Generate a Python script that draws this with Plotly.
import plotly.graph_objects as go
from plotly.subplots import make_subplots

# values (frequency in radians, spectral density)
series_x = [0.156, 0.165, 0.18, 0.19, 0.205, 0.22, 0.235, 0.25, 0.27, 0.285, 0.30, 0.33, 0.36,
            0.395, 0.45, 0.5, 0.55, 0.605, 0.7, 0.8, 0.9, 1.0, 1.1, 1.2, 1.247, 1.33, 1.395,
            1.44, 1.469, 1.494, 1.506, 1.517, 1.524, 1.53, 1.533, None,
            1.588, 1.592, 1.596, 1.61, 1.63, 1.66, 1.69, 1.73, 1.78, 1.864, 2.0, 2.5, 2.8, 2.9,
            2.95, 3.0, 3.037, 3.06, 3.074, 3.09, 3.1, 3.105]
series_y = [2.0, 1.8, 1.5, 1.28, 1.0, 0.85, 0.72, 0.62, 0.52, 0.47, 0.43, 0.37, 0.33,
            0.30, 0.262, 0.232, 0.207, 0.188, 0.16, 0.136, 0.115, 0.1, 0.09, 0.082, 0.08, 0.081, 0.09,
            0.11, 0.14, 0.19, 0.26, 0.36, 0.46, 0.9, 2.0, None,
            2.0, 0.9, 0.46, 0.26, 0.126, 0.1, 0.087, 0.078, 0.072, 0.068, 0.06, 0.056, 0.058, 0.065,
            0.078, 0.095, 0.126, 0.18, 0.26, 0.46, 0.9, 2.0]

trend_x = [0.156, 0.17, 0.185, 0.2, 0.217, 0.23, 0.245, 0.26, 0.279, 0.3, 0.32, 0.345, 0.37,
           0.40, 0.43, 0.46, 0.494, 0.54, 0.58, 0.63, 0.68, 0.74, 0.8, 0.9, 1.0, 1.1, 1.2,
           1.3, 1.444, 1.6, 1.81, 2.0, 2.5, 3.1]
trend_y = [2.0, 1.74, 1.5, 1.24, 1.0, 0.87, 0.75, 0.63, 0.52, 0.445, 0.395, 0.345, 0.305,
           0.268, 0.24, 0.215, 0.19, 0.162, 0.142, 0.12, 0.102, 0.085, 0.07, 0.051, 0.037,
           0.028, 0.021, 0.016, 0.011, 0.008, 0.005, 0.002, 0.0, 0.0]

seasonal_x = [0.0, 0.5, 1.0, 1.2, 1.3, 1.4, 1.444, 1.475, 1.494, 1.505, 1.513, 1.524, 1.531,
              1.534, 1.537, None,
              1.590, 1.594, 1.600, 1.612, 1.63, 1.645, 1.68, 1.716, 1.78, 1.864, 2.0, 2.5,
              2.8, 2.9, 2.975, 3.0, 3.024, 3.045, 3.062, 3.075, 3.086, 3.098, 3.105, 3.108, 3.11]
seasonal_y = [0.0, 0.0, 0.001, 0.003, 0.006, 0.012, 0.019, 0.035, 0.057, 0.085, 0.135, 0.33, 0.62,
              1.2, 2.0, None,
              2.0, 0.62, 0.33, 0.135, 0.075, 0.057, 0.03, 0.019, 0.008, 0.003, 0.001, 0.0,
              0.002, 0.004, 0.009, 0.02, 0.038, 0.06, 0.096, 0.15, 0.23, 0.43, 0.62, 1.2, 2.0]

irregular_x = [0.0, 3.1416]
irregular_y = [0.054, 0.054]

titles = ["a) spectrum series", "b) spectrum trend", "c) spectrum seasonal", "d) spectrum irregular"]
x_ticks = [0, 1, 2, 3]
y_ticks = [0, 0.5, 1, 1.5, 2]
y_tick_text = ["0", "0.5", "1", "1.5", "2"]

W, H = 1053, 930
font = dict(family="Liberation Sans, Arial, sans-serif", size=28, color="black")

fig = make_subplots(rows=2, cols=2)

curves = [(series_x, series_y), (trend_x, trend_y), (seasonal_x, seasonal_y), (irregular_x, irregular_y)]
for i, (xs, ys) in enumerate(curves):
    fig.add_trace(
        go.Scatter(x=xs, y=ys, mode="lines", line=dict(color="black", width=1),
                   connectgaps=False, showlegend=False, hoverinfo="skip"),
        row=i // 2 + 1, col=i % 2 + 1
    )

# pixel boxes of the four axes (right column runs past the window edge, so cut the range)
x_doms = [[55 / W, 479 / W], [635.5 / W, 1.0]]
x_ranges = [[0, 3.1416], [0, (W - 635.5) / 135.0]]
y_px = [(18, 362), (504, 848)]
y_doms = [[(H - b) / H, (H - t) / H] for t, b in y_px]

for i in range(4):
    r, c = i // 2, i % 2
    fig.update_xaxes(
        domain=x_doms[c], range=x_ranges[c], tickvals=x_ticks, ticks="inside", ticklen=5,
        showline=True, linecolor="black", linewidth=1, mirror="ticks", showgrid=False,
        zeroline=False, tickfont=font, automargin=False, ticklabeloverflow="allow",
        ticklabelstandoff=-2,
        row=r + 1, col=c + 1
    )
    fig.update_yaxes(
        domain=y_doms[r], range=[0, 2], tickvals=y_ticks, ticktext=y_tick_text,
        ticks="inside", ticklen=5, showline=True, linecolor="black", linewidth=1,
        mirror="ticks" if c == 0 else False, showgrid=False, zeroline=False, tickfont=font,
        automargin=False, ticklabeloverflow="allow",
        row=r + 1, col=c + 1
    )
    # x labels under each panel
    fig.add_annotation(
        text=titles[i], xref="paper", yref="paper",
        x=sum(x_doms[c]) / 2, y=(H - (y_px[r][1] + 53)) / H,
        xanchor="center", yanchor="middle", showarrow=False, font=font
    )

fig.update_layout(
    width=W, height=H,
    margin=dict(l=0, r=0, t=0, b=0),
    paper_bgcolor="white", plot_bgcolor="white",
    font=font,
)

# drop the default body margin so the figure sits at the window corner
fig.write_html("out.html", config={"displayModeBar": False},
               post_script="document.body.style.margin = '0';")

==

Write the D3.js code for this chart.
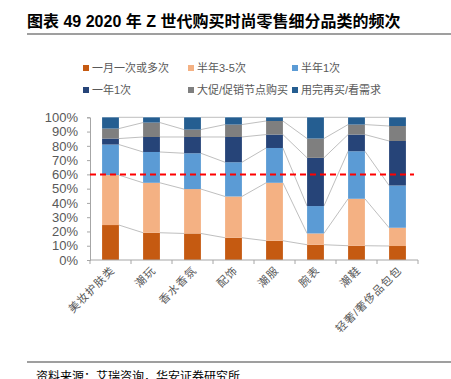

# [Written exercise]
Pick out and copy every line that contains the word "this".

# [Expected answer]
Generate a Python script that draws this with Plotly.
Write the D3.js code for this chart.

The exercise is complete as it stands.